Objectives: There is evidence that B lymphocytes play a role in the pathogenesis of systemic sclerosis (scleroderma). Stimulatory autoantibodies targeting and activating normal human fibroblasts in vitro have been demonstrated in sera from scleroderma patients. Rituximab is a monoclonal antibody which selectively targets and depletes CD20+ B lymphocytes. We investigated the biological effects of rituximab in six patients affected by scleroderma with severe skin involvement.
Methods: Six patients with severe skin fibrosis, unresponsive to immunosuppressive treatment, were treated with 375 mg/m2 per week of intravenous rituximab for a total of four doses. Serum stimulatory autoantibodies to the PDGF receptor were detected. Fibroblast activation was evaluated in fibroblasts grown from skin biopsies performed at baseline and at months 3 and 6 post-treatment. The modified Rodnan's skin score, health assessment questionnaire (HAQ) and visual analogic scale (VAS) for global wellness and B lymphocyte count were performed monthly.
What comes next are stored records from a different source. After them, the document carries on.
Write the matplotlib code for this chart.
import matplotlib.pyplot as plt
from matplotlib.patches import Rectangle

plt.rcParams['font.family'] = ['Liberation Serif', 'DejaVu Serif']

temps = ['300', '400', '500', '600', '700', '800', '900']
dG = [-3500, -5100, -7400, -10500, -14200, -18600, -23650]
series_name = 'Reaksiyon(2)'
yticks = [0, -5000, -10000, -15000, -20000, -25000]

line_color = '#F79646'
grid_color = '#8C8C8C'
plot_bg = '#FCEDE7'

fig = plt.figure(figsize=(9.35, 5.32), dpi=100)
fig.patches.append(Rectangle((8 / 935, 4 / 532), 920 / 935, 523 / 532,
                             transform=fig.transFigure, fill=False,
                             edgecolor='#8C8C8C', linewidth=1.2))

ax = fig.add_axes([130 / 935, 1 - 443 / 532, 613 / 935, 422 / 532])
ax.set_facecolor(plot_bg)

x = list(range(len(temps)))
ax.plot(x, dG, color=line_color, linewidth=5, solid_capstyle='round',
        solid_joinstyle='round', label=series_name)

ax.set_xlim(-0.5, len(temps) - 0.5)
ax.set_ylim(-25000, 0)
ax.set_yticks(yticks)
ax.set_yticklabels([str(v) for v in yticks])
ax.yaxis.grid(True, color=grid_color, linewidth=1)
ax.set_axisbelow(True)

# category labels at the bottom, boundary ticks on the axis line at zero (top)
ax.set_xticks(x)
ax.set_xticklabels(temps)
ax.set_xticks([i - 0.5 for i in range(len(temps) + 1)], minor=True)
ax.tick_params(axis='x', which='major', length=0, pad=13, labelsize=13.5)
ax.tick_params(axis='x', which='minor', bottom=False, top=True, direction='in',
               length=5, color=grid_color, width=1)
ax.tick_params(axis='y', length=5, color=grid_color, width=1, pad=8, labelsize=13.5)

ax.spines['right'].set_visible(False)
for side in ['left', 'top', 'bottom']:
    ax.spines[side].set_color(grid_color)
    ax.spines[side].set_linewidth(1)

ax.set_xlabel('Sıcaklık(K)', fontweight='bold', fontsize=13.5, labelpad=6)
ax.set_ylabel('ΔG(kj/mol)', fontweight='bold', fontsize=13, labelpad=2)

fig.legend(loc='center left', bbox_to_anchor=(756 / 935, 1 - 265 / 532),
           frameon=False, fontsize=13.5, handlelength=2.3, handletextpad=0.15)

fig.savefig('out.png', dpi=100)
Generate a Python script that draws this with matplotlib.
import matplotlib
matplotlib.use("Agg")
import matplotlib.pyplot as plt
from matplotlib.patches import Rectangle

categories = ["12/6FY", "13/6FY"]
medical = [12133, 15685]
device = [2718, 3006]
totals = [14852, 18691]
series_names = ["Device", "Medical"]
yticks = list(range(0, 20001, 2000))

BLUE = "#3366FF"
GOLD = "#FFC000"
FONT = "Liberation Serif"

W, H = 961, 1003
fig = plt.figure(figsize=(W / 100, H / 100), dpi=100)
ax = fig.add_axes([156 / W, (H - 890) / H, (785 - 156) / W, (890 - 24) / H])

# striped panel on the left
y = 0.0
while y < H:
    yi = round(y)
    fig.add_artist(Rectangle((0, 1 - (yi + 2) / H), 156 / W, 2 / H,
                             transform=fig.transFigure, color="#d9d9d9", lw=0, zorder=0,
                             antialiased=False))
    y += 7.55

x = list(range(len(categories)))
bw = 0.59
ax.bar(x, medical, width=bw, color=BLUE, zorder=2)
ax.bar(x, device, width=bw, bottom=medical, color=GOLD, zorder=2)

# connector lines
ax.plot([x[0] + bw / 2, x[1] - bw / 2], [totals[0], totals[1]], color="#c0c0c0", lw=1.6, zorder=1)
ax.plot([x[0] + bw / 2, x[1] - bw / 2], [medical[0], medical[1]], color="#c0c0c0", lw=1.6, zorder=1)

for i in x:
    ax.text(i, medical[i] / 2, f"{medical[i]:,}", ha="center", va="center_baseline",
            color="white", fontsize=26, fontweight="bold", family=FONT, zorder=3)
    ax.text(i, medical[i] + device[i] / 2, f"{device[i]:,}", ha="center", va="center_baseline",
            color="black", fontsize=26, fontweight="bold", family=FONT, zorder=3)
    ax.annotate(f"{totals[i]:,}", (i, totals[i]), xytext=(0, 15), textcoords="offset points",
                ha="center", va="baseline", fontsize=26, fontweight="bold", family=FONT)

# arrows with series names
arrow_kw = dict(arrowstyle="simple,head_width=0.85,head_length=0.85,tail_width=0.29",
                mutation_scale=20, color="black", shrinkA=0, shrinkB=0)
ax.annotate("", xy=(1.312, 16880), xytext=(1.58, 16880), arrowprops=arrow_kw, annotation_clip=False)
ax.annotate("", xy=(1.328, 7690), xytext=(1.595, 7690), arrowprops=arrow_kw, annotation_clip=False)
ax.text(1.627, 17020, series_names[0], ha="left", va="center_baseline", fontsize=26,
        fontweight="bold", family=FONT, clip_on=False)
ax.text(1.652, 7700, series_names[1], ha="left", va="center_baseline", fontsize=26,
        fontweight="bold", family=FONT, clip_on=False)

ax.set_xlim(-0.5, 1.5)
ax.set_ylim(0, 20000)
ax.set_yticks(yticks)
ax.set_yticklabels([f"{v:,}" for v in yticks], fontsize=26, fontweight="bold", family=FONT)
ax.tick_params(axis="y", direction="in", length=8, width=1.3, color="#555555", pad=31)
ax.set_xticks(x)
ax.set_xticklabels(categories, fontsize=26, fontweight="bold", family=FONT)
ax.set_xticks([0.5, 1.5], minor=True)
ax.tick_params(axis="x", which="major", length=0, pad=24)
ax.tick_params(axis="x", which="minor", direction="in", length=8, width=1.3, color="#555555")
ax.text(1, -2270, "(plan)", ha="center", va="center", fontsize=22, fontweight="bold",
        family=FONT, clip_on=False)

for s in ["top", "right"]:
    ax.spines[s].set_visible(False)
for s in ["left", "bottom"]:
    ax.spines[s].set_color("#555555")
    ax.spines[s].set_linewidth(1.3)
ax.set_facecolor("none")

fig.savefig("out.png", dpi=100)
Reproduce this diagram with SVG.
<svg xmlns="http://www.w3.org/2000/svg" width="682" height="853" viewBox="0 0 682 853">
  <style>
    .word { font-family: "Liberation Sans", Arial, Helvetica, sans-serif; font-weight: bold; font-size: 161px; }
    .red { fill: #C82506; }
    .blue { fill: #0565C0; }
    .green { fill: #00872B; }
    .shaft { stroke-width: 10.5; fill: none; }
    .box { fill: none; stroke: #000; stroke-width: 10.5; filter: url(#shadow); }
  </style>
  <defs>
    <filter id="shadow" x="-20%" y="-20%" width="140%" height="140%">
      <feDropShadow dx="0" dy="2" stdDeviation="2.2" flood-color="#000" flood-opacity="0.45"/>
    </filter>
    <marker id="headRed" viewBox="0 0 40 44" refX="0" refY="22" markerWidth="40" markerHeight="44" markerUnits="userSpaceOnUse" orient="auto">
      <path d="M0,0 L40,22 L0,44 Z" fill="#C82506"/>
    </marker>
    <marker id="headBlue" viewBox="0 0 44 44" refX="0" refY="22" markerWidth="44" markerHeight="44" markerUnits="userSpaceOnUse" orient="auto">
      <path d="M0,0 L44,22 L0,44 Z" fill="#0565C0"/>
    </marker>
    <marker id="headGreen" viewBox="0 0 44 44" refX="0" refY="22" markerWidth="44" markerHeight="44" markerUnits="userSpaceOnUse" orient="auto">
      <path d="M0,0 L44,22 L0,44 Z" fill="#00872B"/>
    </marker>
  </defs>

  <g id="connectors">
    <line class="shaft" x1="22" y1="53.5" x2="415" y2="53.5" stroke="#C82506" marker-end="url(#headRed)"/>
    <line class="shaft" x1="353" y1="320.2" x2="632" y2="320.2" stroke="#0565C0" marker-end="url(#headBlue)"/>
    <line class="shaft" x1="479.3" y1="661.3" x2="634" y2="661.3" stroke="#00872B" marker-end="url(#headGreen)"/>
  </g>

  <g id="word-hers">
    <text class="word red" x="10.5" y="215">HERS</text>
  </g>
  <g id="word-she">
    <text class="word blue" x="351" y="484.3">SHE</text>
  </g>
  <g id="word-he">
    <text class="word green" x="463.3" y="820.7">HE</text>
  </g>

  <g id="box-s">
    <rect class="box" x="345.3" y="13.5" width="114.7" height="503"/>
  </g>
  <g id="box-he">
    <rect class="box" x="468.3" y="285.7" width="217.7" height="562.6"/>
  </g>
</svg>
Results: A significant reduction of anti-PDGF receptor autoantibodies was observed in the serum of all patients 3 months after treatment. Fibroblasts showed a significant downregulation of type I collagen gene expression and of the intracellular signalling triggered by anti-PDGFR autoantibodies. A decrease of the skin score and an improvement of disability indexes matched with the in vitro results. A single course of rituximab reduced scleroderma fibroblast activation in vitro and the serum levels of anti-PDGFR stimulatory autoantibodies.
Conclusions: These data provide further evidence of B-cell involvement in the pathogenesis of scleroderma. Targeting B cells may be a promising treatment for scleroderma patients, and controlled clinical trials are warranted.